A complete in-depth analysis of all things associated with heat transfer.
An engineering text designed to educate while gentling lulling to sleep(although if you try to read it all at once, ZZZZZZ.).
A sure-fire means to transform you into an all-knowing thermal guru.
A guide designed to discuss water or Peltier cooling in fine detail.

The specific purpose of this guide is to take the science associated with heat transfer and translate it into a meaningful document that will allow the reader to understand how heat transfer works and how it applies to computers. Far too often I see statements posted that range for a little off base to completely false. Hopefully by explaining the basics of heat transfer, everyone will be better equipped to handle their particular cooling requirements.

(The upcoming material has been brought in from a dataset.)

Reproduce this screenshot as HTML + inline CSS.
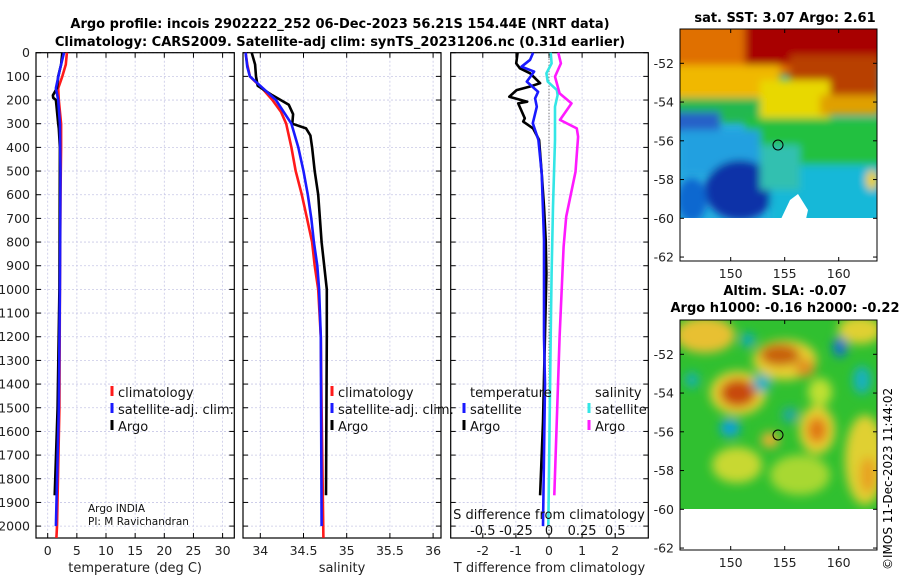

This guide will not discuss any equipment by manufacturer or model. The primary reason for this is that the available equipment changes too frequently. A secondary reason is a desire to avoid a subjective bias. The equipment available in the computer field changes daily. The equations that drive heat transfer do not.

A brief word about the author’s qualifications; I’m a mechanical engineer with a degree from UW-Madison. I spent more hours than I care to recall designing heating and cooling systems related to the paper industry. I’ve tried to condense bits from a few 3-credit engineering classes into a single document without burying the reader. I will not claim to be an all-knowing thermal and PC master and can’t guarantee that everything I write applies 100% of the time. I will claim a solid knowledge of the topics I discuss and leave it to you to believe or not. If you believe any part of what follows to be in error, I would appreciate hearing about it. Be forewarned, however, that I’ll expect you to back up your assertion with published information from reliable sources. Unsubstantiated claims stated on someone’s web site do not pass muster.

What else should you know about engineering? Engineering is primarily an empirical science. This means that it relies upon measurements to determine material properties and physical phenomenon. Based on these measurements, engineers create tables of material properties and equations governing behavior. An engineer’s ability to predict performance is limited by the engineer’s ability to accurately measure and determine operating conditions. As such, engineers often sacrifice accuracy of the results for speed and simplicity of calculation. They also create rules-of-thumb that handle the majority of situations, but don’t analyze any specific situation in great detail. You will note the emphasis of this document is on concepts and not hardware-specific analysis.